Not disclosing conflicts of interests to clients and/or employers follows, with more than 30 percent of responses.
The Ethics Survey, conducted among investment management professionals in Asia-Pacific, reinforces the efforts of CFA Institute to raise awareness of ethics among investors and within the investment management community.
‘Our findings come at a critical time when trust in the financial industry, particularly in Hong Kong, remains low,’ says Tony Tan, co-head of ethics, standards and professional conduct at CFA Institute, in a statement. ‘While there’s a growing focus on ethics, we urge the investment community to strengthen its commitment to transparency and professionalism.’

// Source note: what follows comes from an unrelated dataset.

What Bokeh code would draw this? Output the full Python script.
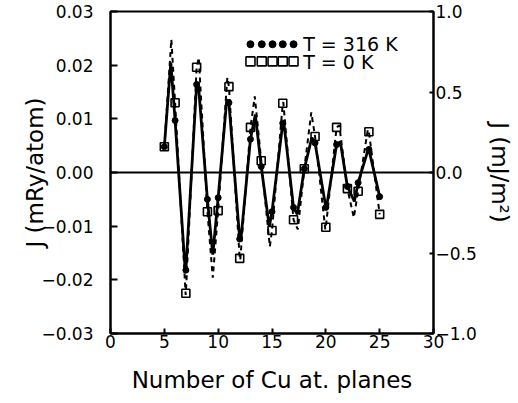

Respondents in China feel relatively positive about the current level of ethical and professional conduct among investment professionals, with 39 percent saying their current level is ‘very ethical’. This figure is notably higher than the corresponding response from Australia (29 percent) and the rest of Asia-Pacific (20 percent).
Yet only 44 percent of respondents from China say a firm’s commitment to ethics and professionalism should matter to clients when they are considering awarding a mandate or hiring an adviser, significantly behind Australia (85 percent) and the rest of Asia-Pacific (52 percent).
The biggest obstacles respondents see when dealing with clients are managing conflicts of interest (26 percent) and determining product suitability (26 percent). Independently and objectively providing recommendations trails slightly behind, with 25 percent of responses.
Other key findings include:
Respondents think institutional investors view the investment profession as more trustworthy than retail investors do: 61 percent of respondents say institutional investors would rate the trustworthiness of the investment management profession as very or somewhat high, while only 34 percent of respondents say the same for retail investors.
In general, respondents are fairly positive on the current level of investment professionals’ ethical conduct: 66 percent agree that it is either very ethical or somewhat ethical. Only 1 percent of respondents rate the level of ethical conduct as not ethical at all.
More than a quarter of respondents (27 percent) note that their firm never provides ethics training to employees.
Respondents in China are more likely to agree that their firm advocates their code of ethics compared with the Asia-Pacific region overall (84 percent versus 78 percent).